Work to do. Can you output the material exactly as written, minus any pictures it holds?

:: Entries provided

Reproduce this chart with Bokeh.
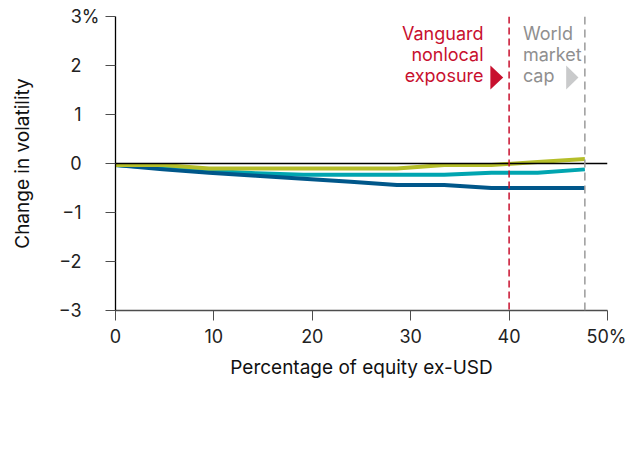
from bokeh.plotting import figure
from bokeh.models import Range1d, Span, Label, FixedTicker
from bokeh.embed import file_html
from bokeh.resources import INLINE

# ---- data ----
pct_ex_usd = [0, 4.8, 9.5, 14.3, 19.1, 23.9, 28.6, 33.4, 38.2, 42.9, 47.7]
series_navy = [-0.03, -0.12, -0.19, -0.25, -0.31, -0.37, -0.44, -0.44, -0.50, -0.50, -0.50]
series_teal = [-0.03, -0.09, -0.15, -0.20, -0.23, -0.23, -0.23, -0.23, -0.19, -0.19, -0.12]
series_green = [-0.03, -0.03, -0.10, -0.10, -0.10, -0.10, -0.10, -0.03, -0.03, 0.03, 0.09]
vanguard_nonlocal = 40
world_market_cap = 47.7
y_ticks = [-3, -2, -1, 0, 1, 2, 3]
y_tick_labels = ["−3", "−2", "−1", "0", "1", "2", "3%"]
x_ticks = [0, 10, 20, 30, 40, 50]
x_tick_labels = ["0", "10", "20", "30", "40", "50%"]

FONT = "Inter"
NAVY = "#00578a"
TEAL = "#00a5b0"
GREEN = "#b5be29"
RED = "#c8102e"
GREY_TXT = "#8f8f8f"
GREY_ARROW = "#c9cacb"
PAD = "\u2003"  # keeps the digits aligned while "%" hangs to the right

p = figure(width=626, height=440, output_backend="svg", toolbar_location=None,
           x_range=Range1d(0, 50), y_range=Range1d(-3, 3),
           min_border_left=115, min_border_right=19, min_border_top=16, min_border_bottom=130)
p.outline_line_color = None
p.grid.visible = False
p.background_fill_color = "white"
p.border_fill_color = "white"

# series
p.line(pct_ex_usd, series_teal, line_color=TEAL, line_width=4, line_join="round")
p.line(pct_ex_usd, series_navy, line_color=NAVY, line_width=4, line_join="round")
p.line(pct_ex_usd, series_green, line_color=GREEN, line_width=4, line_join="round")

# zero line
p.line([0, 50], [0, 0], line_color="black", line_width=1.3)

# reference lines
p.add_layout(Span(location=vanguard_nonlocal, dimension="height", line_color=RED,
                  line_width=1.5, line_dash="7 4"))
p.add_layout(Span(location=world_market_cap, dimension="height", line_color="#9a9a9a",
                  line_width=1.5, line_dash="8 5"))

# annotations
ann_y = [2.66, 2.23, 1.80]
for txt, yy in zip(["Vanguard", "nonlocal", "exposure"], ann_y):
    p.add_layout(Label(x=37.4, y=yy, text=txt, text_align="right", text_baseline="alphabetic",
                       text_color=RED, text_font=FONT, text_font_size="18px"))
for txt, yy in zip(["World", "market", "cap"], ann_y):
    p.add_layout(Label(x=41.4, y=yy, text=txt, text_align="left", text_baseline="alphabetic",
                       text_color=GREY_TXT, text_font=FONT, text_font_size="18px"))
p.patch([38.1, 39.4, 38.1], [2.0, 1.755, 1.51], fill_color=RED, line_color=None)
p.patch([45.8, 47.05, 45.8], [2.0, 1.755, 1.51], fill_color=GREY_ARROW, line_color=None)

# axes
xa = p.xaxis[0]
xa.ticker = FixedTicker(ticks=x_ticks)
xa.major_label_overrides = {t: l for t, l in zip(x_ticks, x_tick_labels)}
xa.minor_tick_line_color = None
xa.major_tick_out = 10
xa.major_tick_in = 0
xa.axis_line_color = "#4d4d4d"
xa.major_tick_line_color = "#4d4d4d"
xa.axis_line_width = 1.3
xa.major_label_standoff = 5
xa.major_label_text_font = FONT
xa.major_label_text_font_size = "18px"
xa.major_label_text_color = "#222222"
xa.axis_label = "Percentage of equity ex-USD"
xa.axis_label_text_font = FONT
xa.axis_label_text_font_size = "19px"
xa.axis_label_text_font_style = "normal"
xa.axis_label_text_color = "#111111"
xa.axis_label_standoff = 6

ya = p.yaxis[0]
ya.ticker = FixedTicker(ticks=y_ticks)
ya.major_label_overrides = {t: (l if l.endswith("%") else l + PAD)
                            for t, l in zip(y_ticks, y_tick_labels)}
ya.minor_tick_line_color = None
ya.major_tick_out = 10
ya.major_tick_in = 0
ya.axis_line_color = "black"
ya.axis_line_width = 1.3
ya.major_tick_line_color = "#4d4d4d"
ya.major_label_standoff = 6
ya.major_label_text_font = FONT
ya.major_label_text_font_size = "18px"
ya.major_label_text_color = "#222222"
ya.axis_label = "Change in volatility"
ya.axis_label_text_font = FONT
ya.axis_label_text_font_size = "19px"
ya.axis_label_text_font_style = "normal"
ya.axis_label_text_color = "#111111"
ya.axis_label_standoff = 22

open("out.html", "w").write(file_html(p, INLINE))
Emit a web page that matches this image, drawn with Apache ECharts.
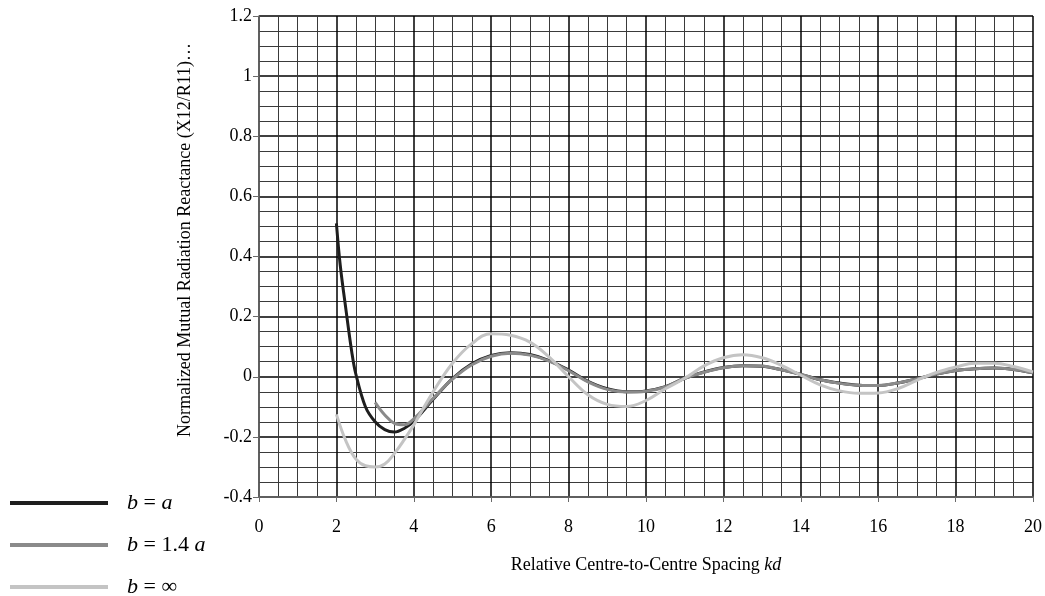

::::

The answer.
Reproduce this chart with Bokeh.
from bokeh.plotting import figure
from bokeh.models import Range1d, Span, Label, FixedTicker
from bokeh.embed import file_html
from bokeh.resources import INLINE

# ---- data ----
pct_ex_usd = [0, 4.8, 9.5, 14.3, 19.1, 23.9, 28.6, 33.4, 38.2, 42.9, 47.7]
series_navy = [-0.03, -0.12, -0.19, -0.25, -0.31, -0.37, -0.44, -0.44, -0.50, -0.50, -0.50]
series_teal = [-0.03, -0.09, -0.15, -0.20, -0.23, -0.23, -0.23, -0.23, -0.19, -0.19, -0.12]
series_green = [-0.03, -0.03, -0.10, -0.10, -0.10, -0.10, -0.10, -0.03, -0.03, 0.03, 0.09]
vanguard_nonlocal = 40
world_market_cap = 47.7
y_ticks = [-3, -2, -1, 0, 1, 2, 3]
y_tick_labels = ["−3", "−2", "−1", "0", "1", "2", "3%"]
x_ticks = [0, 10, 20, 30, 40, 50]
x_tick_labels = ["0", "10", "20", "30", "40", "50%"]

FONT = "Inter"
NAVY = "#00578a"
TEAL = "#00a5b0"
GREEN = "#b5be29"
RED = "#c8102e"
GREY_TXT = "#8f8f8f"
GREY_ARROW = "#c9cacb"
PAD = "\u2003"  # keeps the digits aligned while "%" hangs to the right

p = figure(width=626, height=440, output_backend="svg", toolbar_location=None,
           x_range=Range1d(0, 50), y_range=Range1d(-3, 3),
           min_border_left=115, min_border_right=19, min_border_top=16, min_border_bottom=130)
p.outline_line_color = None
p.grid.visible = False
p.background_fill_color = "white"
p.border_fill_color = "white"

# series
p.line(pct_ex_usd, series_teal, line_color=TEAL, line_width=4, line_join="round")
p.line(pct_ex_usd, series_navy, line_color=NAVY, line_width=4, line_join="round")
p.line(pct_ex_usd, series_green, line_color=GREEN, line_width=4, line_join="round")

# zero line
p.line([0, 50], [0, 0], line_color="black", line_width=1.3)

# reference lines
p.add_layout(Span(location=vanguard_nonlocal, dimension="height", line_color=RED,
                  line_width=1.5, line_dash="7 4"))
p.add_layout(Span(location=world_market_cap, dimension="height", line_color="#9a9a9a",
                  line_width=1.5, line_dash="8 5"))

# annotations
ann_y = [2.66, 2.23, 1.80]
for txt, yy in zip(["Vanguard", "nonlocal", "exposure"], ann_y):
    p.add_layout(Label(x=37.4, y=yy, text=txt, text_align="right", text_baseline="alphabetic",
                       text_color=RED, text_font=FONT, text_font_size="18px"))
for txt, yy in zip(["World", "market", "cap"], ann_y):
    p.add_layout(Label(x=41.4, y=yy, text=txt, text_align="left", text_baseline="alphabetic",
                       text_color=GREY_TXT, text_font=FONT, text_font_size="18px"))
p.patch([38.1, 39.4, 38.1], [2.0, 1.755, 1.51], fill_color=RED, line_color=None)
p.patch([45.8, 47.05, 45.8], [2.0, 1.755, 1.51], fill_color=GREY_ARROW, line_color=None)

# axes
xa = p.xaxis[0]
xa.ticker = FixedTicker(ticks=x_ticks)
xa.major_label_overrides = {t: l for t, l in zip(x_ticks, x_tick_labels)}
xa.minor_tick_line_color = None
xa.major_tick_out = 10
xa.major_tick_in = 0
xa.axis_line_color = "#4d4d4d"
xa.major_tick_line_color = "#4d4d4d"
xa.axis_line_width = 1.3
xa.major_label_standoff = 5
xa.major_label_text_font = FONT
xa.major_label_text_font_size = "18px"
xa.major_label_text_color = "#222222"
xa.axis_label = "Percentage of equity ex-USD"
xa.axis_label_text_font = FONT
xa.axis_label_text_font_size = "19px"
xa.axis_label_text_font_style = "normal"
xa.axis_label_text_color = "#111111"
xa.axis_label_standoff = 6

ya = p.yaxis[0]
ya.ticker = FixedTicker(ticks=y_ticks)
ya.major_label_overrides = {t: (l if l.endswith("%") else l + PAD)
                            for t, l in zip(y_ticks, y_tick_labels)}
ya.minor_tick_line_color = None
ya.major_tick_out = 10
ya.major_tick_in = 0
ya.axis_line_color = "black"
ya.axis_line_width = 1.3
ya.major_tick_line_color = "#4d4d4d"
ya.major_label_standoff = 6
ya.major_label_text_font = FONT
ya.major_label_text_font_size = "18px"
ya.major_label_text_color = "#222222"
ya.axis_label = "Change in volatility"
ya.axis_label_text_font = FONT
ya.axis_label_text_font_size = "19px"
ya.axis_label_text_font_style = "normal"
ya.axis_label_text_color = "#111111"
ya.axis_label_standoff = 22

open("out.html", "w").write(file_html(p, INLINE))
Emit a web page that matches this image, drawn with Apache ECharts.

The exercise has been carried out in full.